Little’s Law is a powerful tool that relates the amount the work a team is doing and the average lead time of each work item. Basically there are two main applications involving either 1) the input rate of work entering the team, or 2) the throughput of work completed.
In previous posts (Applying Little’s Law in agile gamesWhy Little’s law works…always) I already explained that Little’s Law is exact and hardly has any assumptions, other than work entering the team (or system).
This post demonstrates this by calculating Little Law at every project day while playing GetKanban.

The video below clearly shows that Little’s Law holds exactly at every project day. For both the input rate and throughput versions. Throughput is based on the subclass of ‘completed’ items.
E.g. on the yellow post-it the product of lambda and W equals N on every project day.

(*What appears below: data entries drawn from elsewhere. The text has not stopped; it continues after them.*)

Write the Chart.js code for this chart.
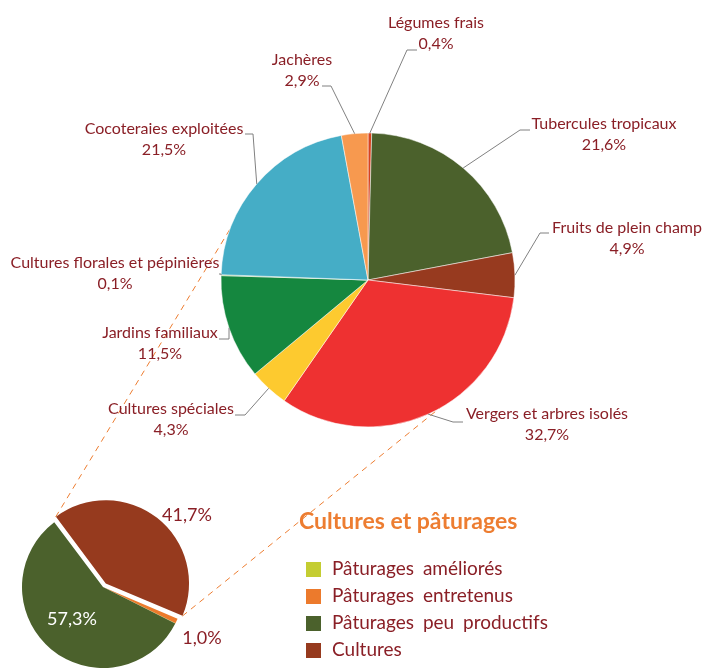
<!DOCTYPE html>
<html>
<head>
<meta charset="utf-8">
<script src="https://cdn.jsdelivr.net/npm/chart.js@4.4.1/dist/chart.umd.min.js"></script>
<style>
  html, body { margin: 0; padding: 0; background: #fff; }
  #wrap { position: relative; width: 705px; height: 669px; overflow: hidden; }
  #wrap canvas { position: absolute; left: 0; top: 0; }
</style>
</head>
<body>
<div id="wrap">
  <canvas id="subPie" width="705" height="669"></canvas>
  <canvas id="mainPie" width="705" height="669"></canvas>
</div>
<script>
// --- camembert principal (cultures)
const mainLabels = [
  "Légumes frais", "Tubercules tropicaux", "Fruits de plein champ",
  "Vergers et arbres isolés", "Cultures spéciales", "Jardins familiaux",
  "Cultures florales et pépinières", "Cocoteraies exploitées", "Jachères"
];
const mainValues = [0.4, 21.6, 4.9, 32.7, 4.3, 11.5, 0.1, 21.5, 2.9];
const mainColors = ["#d8431f", "#4b612c", "#973a1f", "#ee3131", "#fdca2f",
                    "#15873f", "#7fb03f", "#45adc6", "#f7994f"];

// --- petit camembert (cultures et pâturages)
const subLabels = ["Cultures", "Pâturages entretenus", "Pâturages améliorés", "Pâturages peu productifs"];
const subValues = [41.7, 1.0, 0.05, 57.3];
const subColors = ["#963a1e", "#ec7a2c", "#c4cd32", "#4b612c"];
const legendOrder = [2, 1, 3, 0];

const TXT = "#8a1f26";
const FONT = "Lato, 'Open Sans', sans-serif";

// position des étiquettes (texte + coude du trait de rappel)
const mainLabelLayout = [
  { x: 436, y: 23,  elbow: [407, 50],  end: [417, 50] },
  { x: 604, y: 124, elbow: [520, 130], end: [530, 130] },
  { x: 627, y: 228, elbow: [540, 233], end: [549, 233] },
  { x: 547, y: 414, elbow: [453, 422], end: [463, 422] },
  { x: 171, y: 409, elbow: [245, 415], end: [235, 415] },
  { x: 160, y: 333, elbow: [229, 339], end: [219, 339] },
  { x: 115, y: 263, elbow: [221, 274], end: [219, 274] },
  { x: 164, y: 129, elbow: [253, 134], end: [245, 134] },
  { x: 302, y: 60,  elbow: [331, 86],  end: [322, 86] }
];
const subLabelLayout = [
  { x: 187, y: 515, color: TXT },
  { x: 202, y: 638, color: TXT },
  null,
  { x: 72, y: 619, color: "#fff" }
];
const connectorAngles = [296, 145]; // degrés, sens horaire depuis le haut

function fmt(v) {
  return v.toFixed(1).replace(".", ",") + "%";
}

function arcPoint(arc, angle, extra) {
  const p = arc.getProps(["x", "y", "outerRadius"], true);
  const r = p.outerRadius + (extra || 0);
  return [p.x + Math.cos(angle) * r, p.y + Math.sin(angle) * r];
}

const mainLabelsPlugin = {
  id: "mainLabels",
  afterDraw(chart) {
    const ctx = chart.ctx;
    const arcs = chart.getDatasetMeta(0).data;
    ctx.save();
    arcs.forEach((arc, i) => {
      const lay = mainLabelLayout[i];
      const a = arc.getProps(["startAngle", "endAngle"], true);
      const mid = (a.startAngle + a.endAngle) / 2;
      const start = arcPoint(arc, mid);
      ctx.strokeStyle = "#808080";
      ctx.lineWidth = 1;
      ctx.beginPath();
      ctx.moveTo(start[0], start[1]);
      ctx.lineTo(lay.elbow[0], lay.elbow[1]);
      ctx.lineTo(lay.end[0], lay.end[1]);
      ctx.stroke();

      ctx.fillStyle = TXT;
      ctx.font = "16px " + FONT;
      ctx.textAlign = "center";
      ctx.textBaseline = "middle";
      ctx.fillText(mainLabels[i], lay.x, lay.y);
      ctx.fillText(fmt(mainValues[i]), lay.x, lay.y + 21);
    });
    ctx.restore();
  }
};

const subDecorPlugin = {
  id: "subDecor",
  afterDraw(chart) {
    const ctx = chart.ctx;
    const arcs = chart.getDatasetMeta(0).data;
    ctx.save();

    // traits pointillés vers le grand camembert
    // (Chart.js décale l'arc de offset/4 et agrandit son rayon)
    const cult = arcs[0];
    const c = cult.getProps(["x", "y", "startAngle", "endAngle", "outerRadius", "circumference"], true);
    const off = (cult.options.offset || 0) / 4;
    const mid = (c.startAngle + c.endAngle) / 2;
    const ox = Math.cos(mid) * off, oy = Math.sin(mid) * off;
    const r = c.outerRadius + off * (1 - Math.sin(Math.min(Math.PI, c.circumference)));
    const ends = [c.startAngle, c.endAngle].map(ang =>
      [c.x + ox + Math.cos(ang) * r, c.y + oy + Math.sin(ang) * r]);
    const bigArc = mainChart.getDatasetMeta(0).data[0];
    ctx.strokeStyle = "#ed7d31";
    ctx.lineWidth = 1;
    ctx.setLineDash([6, 5]);
    connectorAngles.forEach((deg, k) => {
      const rad = (deg - 90) * Math.PI / 180;
      const p = arcPoint(bigArc, rad, -2);
      ctx.beginPath();
      ctx.moveTo(ends[k][0], ends[k][1]);
      ctx.lineTo(p[0], p[1]);
      ctx.stroke();
    });
    ctx.setLineDash([]);

    // pourcentages
    ctx.font = "18px " + FONT;
    ctx.textAlign = "center";
    ctx.textBaseline = "middle";
    subLabelLayout.forEach((lay, i) => {
      if (!lay) return;
      ctx.fillStyle = lay.color;
      ctx.fillText(fmt(subValues[i]), lay.x, lay.y);
    });

    // légende
    ctx.fillStyle = "#ed7d31";
    ctx.font = "bold 23px " + FONT;
    ctx.textAlign = "left";
    ctx.fillText("Cultures et pâturages", 299, 522);

    ctx.font = "19px " + FONT;
    if ("wordSpacing" in ctx) ctx.wordSpacing = "4px";
    legendOrder.forEach((idx, row) => {
      const y = 569 + row * 27;
      ctx.fillStyle = subColors[idx];
      ctx.fillRect(306, y - 7, 15, 15);
      ctx.fillStyle = TXT;
      ctx.fillText(subLabels[idx], 332, y);
    });
    ctx.restore();
  }
};

const mainChart = new Chart(document.getElementById("mainPie"), {
  type: "pie",
  data: {
    labels: mainLabels,
    datasets: [{
      data: mainValues,
      backgroundColor: mainColors,
      borderColor: "#ffffff",
      borderWidth: 0.5,
      radius: 147
    }]
  },
  options: {
    responsive: false,
    animation: false,
    events: [],
    layout: { padding: { left: 221, right: 190, top: 133, bottom: 242 } },
    plugins: { legend: { display: false }, tooltip: { enabled: false } }
  },
  plugins: [mainLabelsPlugin]
});

const subChart = new Chart(document.getElementById("subPie"), {
  type: "pie",
  data: {
    labels: subLabels,
    datasets: [{
      data: subValues,
      backgroundColor: subColors,
      borderWidth: 0,
      offset: [18, 0, 0, 0],
      radius: 81
    }]
  },
  options: {
    responsive: false,
    animation: false,
    events: [],
    rotation: -37,
    layout: { padding: { left: 21, right: 520, top: 505, bottom: 0 } },
    plugins: { legend: { display: false }, tooltip: { enabled: false } }
  },
  plugins: [subDecorPlugin]
});
</script>
</body>
</html>
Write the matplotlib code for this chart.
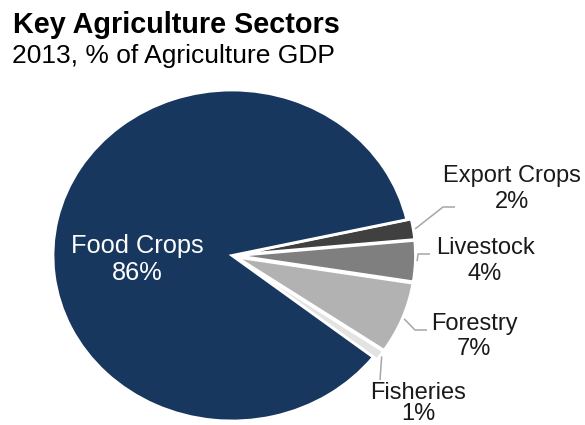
import numpy as np
import matplotlib.pyplot as plt

plt.rcParams['font.family'] = ['Liberation Sans', 'DejaVu Sans']

# sector shares, 2013, % of agriculture GDP (clockwise from the top right)
sectors = ['Export Crops', 'Livestock', 'Forestry', 'Fisheries', 'Food Crops']
shares = [2, 4, 7, 1, 86]
colors = ['#404040', '#7f7f7f', '#b2b2b2', '#e3e3e3', '#17375e']
explode = [0.025, 0.025, 0.025, 0.025, 0]

W, H = 585, 425
# pie centre and radii in pixels (the pie is drawn slightly squashed)
cx, cy, rx, ry = 232, 255.5, 179, 165.5


def to_data(px, py):
    return (px - cx) / rx, (cy - py) / ry


def fig_xy(px, py):
    return px / W, 1 - py / H


fig = plt.figure(figsize=(W / 100, H / 100), dpi=100)
ax = fig.add_axes([0, 0, 1, 1])
wedges, _ = ax.pie(shares, colors=colors, explode=explode, startangle=12.5,
                   counterclock=False,
                   wedgeprops=dict(edgecolor='white', linewidth=2))
ax.set_aspect('auto')
ax.set_xlim(-cx / rx, (W - cx) / rx)
ax.set_ylim((cy - H) / ry, cy / ry)
ax.axis('off')

# leader lines: start just outside each small wedge, then elbow to the label
elbows = {
    'Export Crops': [(443, 207), (455, 207)],
    'Livestock': [(418, 254), (430, 254)],
    'Forestry': [(415, 330), (427, 330)],
    'Fisheries': [(380, 380)],
}
for w, name in zip(wedges, sectors):
    if name not in elbows:
        continue
    mid = np.deg2rad((w.theta1 + w.theta2) / 2)
    xs = [1.035 * np.cos(mid)]
    ys = [1.035 * np.sin(mid)]
    for px, py in elbows[name]:
        x, y = to_data(px, py)
        xs.append(x)
        ys.append(y)
    ax.plot(xs, ys, color='#a6a6a6', lw=1.1, solid_capstyle='butt')

# labels: name, share, centre x, baselines of the two lines, size
label_pos = {
    'Export Crops': (512, 182, 208, 17),
    'Livestock': (485, 254, 280, 17),
    'Forestry': (474, 330, 355, 17),
    'Fisheries': (418, 399, 420, 17),
    'Food Crops': (137, 253, 280, 18.3),
}
for name, val in zip(sectors, shares):
    x, b1, b2, fs = label_pos[name]
    c = 'white' if name == 'Food Crops' else '#1a1a1a'
    fig.text(*fig_xy(x, b1), name, ha='center', va='baseline', fontsize=fs, color=c)
    fig.text(*fig_xy(x, b2), f'{val}%', ha='center', va='baseline', fontsize=fs, color=c)

fig.text(*fig_xy(13, 33), 'Key Agriculture Sectors', ha='left', va='baseline',
         fontsize=20.7, fontweight='bold', color='black')
fig.text(*fig_xy(12, 63), '2013, % of Agriculture GDP', ha='left', va='baseline',
         fontsize=19, color='black')

fig.savefig('out.png', dpi=100, facecolor='white')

The set-up is that we run the GetKanban game from day 9 through day 24. The video will show on the right hand side the board and charts whereas the left hand side shows the so-called ‘sample path’ and Little’s Law calculation for both input rate (yellow post-it) and throughput (green post-it).
Sample Path. The horizontal axis shows the project day running from 9 till 24. The vertical axis shows the work item: each row represents a item on the board.
The black boxes mark the days that the work in on the board. For example, item 8 was in the system on project day 9 and completed at the end of project day 12 where it was deployed.
The collection of all black boxes is called a ‘Sample Path’.

Little’s Law. The average number of items in the system (N) is show on top. This is an average over the project days. Here W denotes the average lead-time of the items. This is an average taken over all work items.
Input rate: on the yellow post-it the Greek lambda indicates the average number of work per day entering the system.
Throughput: the green post-it indicates the average work per day completed. This is indicated by the Greek mu.
Note: the numbers on the green post-it are obtained by considering only the subclass of work that is completed (the red boxes).